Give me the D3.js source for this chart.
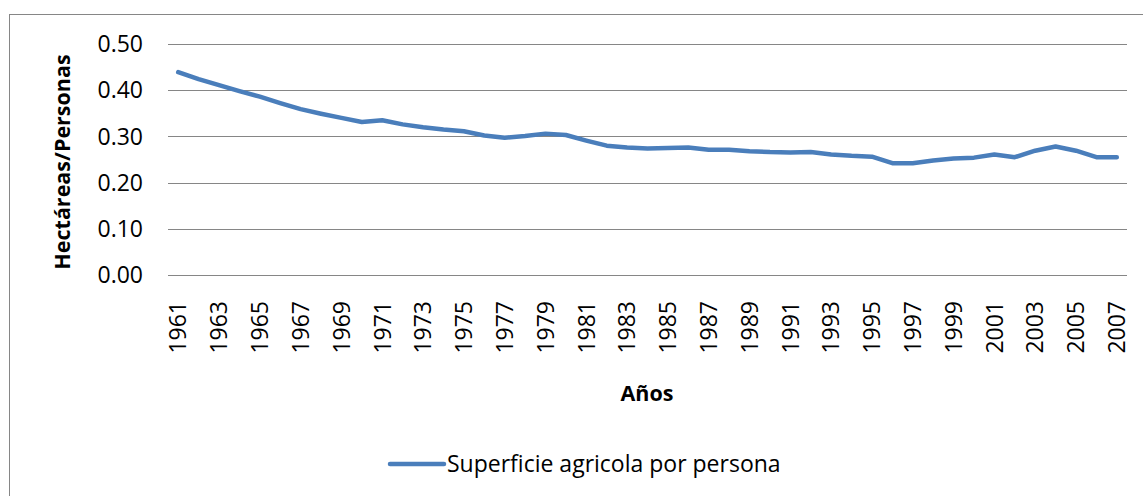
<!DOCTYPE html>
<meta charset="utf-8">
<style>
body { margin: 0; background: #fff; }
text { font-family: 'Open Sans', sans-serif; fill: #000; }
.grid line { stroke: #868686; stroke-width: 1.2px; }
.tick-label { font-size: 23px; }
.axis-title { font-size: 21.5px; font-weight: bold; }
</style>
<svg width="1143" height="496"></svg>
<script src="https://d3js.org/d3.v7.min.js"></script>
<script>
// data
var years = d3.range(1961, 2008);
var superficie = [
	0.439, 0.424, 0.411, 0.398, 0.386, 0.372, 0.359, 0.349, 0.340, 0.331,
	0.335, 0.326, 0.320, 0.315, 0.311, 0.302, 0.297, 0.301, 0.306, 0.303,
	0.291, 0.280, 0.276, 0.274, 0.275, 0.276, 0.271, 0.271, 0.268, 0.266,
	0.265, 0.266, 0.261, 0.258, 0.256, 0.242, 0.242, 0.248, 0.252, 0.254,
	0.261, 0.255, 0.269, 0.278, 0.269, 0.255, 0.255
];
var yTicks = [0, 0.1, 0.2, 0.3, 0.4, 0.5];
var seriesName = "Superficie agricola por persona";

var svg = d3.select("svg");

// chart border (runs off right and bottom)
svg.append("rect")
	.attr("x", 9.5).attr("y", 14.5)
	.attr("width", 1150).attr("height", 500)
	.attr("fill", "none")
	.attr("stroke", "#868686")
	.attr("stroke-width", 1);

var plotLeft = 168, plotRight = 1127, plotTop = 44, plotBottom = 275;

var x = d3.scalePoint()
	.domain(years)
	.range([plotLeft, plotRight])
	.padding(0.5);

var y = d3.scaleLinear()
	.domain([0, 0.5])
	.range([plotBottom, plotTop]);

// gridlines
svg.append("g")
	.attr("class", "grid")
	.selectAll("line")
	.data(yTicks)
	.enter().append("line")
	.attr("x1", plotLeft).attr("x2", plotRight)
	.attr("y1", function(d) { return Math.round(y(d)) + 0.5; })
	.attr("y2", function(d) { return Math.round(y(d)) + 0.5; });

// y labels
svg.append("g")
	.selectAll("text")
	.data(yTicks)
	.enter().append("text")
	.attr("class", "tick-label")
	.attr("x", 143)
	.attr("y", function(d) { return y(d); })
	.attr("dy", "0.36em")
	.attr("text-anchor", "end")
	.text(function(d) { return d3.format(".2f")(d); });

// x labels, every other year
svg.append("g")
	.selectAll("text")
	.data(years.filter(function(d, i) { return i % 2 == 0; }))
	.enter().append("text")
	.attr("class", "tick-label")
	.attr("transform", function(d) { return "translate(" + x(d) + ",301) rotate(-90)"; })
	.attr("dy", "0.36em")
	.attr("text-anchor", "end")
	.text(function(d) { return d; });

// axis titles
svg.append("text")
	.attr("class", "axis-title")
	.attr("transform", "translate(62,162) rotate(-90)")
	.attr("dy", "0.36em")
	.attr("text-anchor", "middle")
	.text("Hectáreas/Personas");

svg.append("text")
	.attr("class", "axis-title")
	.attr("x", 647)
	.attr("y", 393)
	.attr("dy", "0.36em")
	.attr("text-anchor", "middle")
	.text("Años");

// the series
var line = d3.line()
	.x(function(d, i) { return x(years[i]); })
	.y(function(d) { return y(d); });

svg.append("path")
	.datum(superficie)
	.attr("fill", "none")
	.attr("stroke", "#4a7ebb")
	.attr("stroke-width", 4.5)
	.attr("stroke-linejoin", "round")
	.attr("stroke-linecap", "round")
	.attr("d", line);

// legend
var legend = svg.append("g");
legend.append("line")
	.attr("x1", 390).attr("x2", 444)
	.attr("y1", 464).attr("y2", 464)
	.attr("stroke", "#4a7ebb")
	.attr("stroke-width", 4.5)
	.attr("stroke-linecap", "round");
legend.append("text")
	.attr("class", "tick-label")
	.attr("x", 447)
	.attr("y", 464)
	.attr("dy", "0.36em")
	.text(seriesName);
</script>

WRITTEN EXERCISE
Except for the pictures, copy the material above exactly.

EXERCISE RESULT
Give me the D3.js source for this chart.
<!DOCTYPE html>
<meta charset="utf-8">
<style>
body { margin: 0; background: #fff; }
text { font-family: 'Open Sans', sans-serif; fill: #000; }
.grid line { stroke: #868686; stroke-width: 1.2px; }
.tick-label { font-size: 23px; }
.axis-title { font-size: 21.5px; font-weight: bold; }
</style>
<svg width="1143" height="496"></svg>
<script src="https://d3js.org/d3.v7.min.js"></script>
<script>
// data
var years = d3.range(1961, 2008);
var superficie = [
	0.439, 0.424, 0.411, 0.398, 0.386, 0.372, 0.359, 0.349, 0.340, 0.331,
	0.335, 0.326, 0.320, 0.315, 0.311, 0.302, 0.297, 0.301, 0.306, 0.303,
	0.291, 0.280, 0.276, 0.274, 0.275, 0.276, 0.271, 0.271, 0.268, 0.266,
	0.265, 0.266, 0.261, 0.258, 0.256, 0.242, 0.242, 0.248, 0.252, 0.254,
	0.261, 0.255, 0.269, 0.278, 0.269, 0.255, 0.255
];
var yTicks = [0, 0.1, 0.2, 0.3, 0.4, 0.5];
var seriesName = "Superficie agricola por persona";

var svg = d3.select("svg");

// chart border (runs off right and bottom)
svg.append("rect")
	.attr("x", 9.5).attr("y", 14.5)
	.attr("width", 1150).attr("height", 500)
	.attr("fill", "none")
	.attr("stroke", "#868686")
	.attr("stroke-width", 1);

var plotLeft = 168, plotRight = 1127, plotTop = 44, plotBottom = 275;

var x = d3.scalePoint()
	.domain(years)
	.range([plotLeft, plotRight])
	.padding(0.5);

var y = d3.scaleLinear()
	.domain([0, 0.5])
	.range([plotBottom, plotTop]);

// gridlines
svg.append("g")
	.attr("class", "grid")
	.selectAll("line")
	.data(yTicks)
	.enter().append("line")
	.attr("x1", plotLeft).attr("x2", plotRight)
	.attr("y1", function(d) { return Math.round(y(d)) + 0.5; })
	.attr("y2", function(d) { return Math.round(y(d)) + 0.5; });

// y labels
svg.append("g")
	.selectAll("text")
	.data(yTicks)
	.enter().append("text")
	.attr("class", "tick-label")
	.attr("x", 143)
	.attr("y", function(d) { return y(d); })
	.attr("dy", "0.36em")
	.attr("text-anchor", "end")
	.text(function(d) { return d3.format(".2f")(d); });

// x labels, every other year
svg.append("g")
	.selectAll("text")
	.data(years.filter(function(d, i) { return i % 2 == 0; }))
	.enter().append("text")
	.attr("class", "tick-label")
	.attr("transform", function(d) { return "translate(" + x(d) + ",301) rotate(-90)"; })
	.attr("dy", "0.36em")
	.attr("text-anchor", "end")
	.text(function(d) { return d; });

// axis titles
svg.append("text")
	.attr("class", "axis-title")
	.attr("transform", "translate(62,162) rotate(-90)")
	.attr("dy", "0.36em")
	.attr("text-anchor", "middle")
	.text("Hectáreas/Personas");

svg.append("text")
	.attr("class", "axis-title")
	.attr("x", 647)
	.attr("y", 393)
	.attr("dy", "0.36em")
	.attr("text-anchor", "middle")
	.text("Años");

// the series
var line = d3.line()
	.x(function(d, i) { return x(years[i]); })
	.y(function(d) { return y(d); });

svg.append("path")
	.datum(superficie)
	.attr("fill", "none")
	.attr("stroke", "#4a7ebb")
	.attr("stroke-width", 4.5)
	.attr("stroke-linejoin", "round")
	.attr("stroke-linecap", "round")
	.attr("d", line);

// legend
var legend = svg.append("g");
legend.append("line")
	.attr("x1", 390).attr("x2", 444)
	.attr("y1", 464).attr("y2", 464)
	.attr("stroke", "#4a7ebb")
	.attr("stroke-width", 4.5)
	.attr("stroke-linecap", "round");
legend.append("text")
	.attr("class", "tick-label")
	.attr("x", 447)
	.attr("y", 464)
	.attr("dy", "0.36em")
	.text(seriesName);
</script>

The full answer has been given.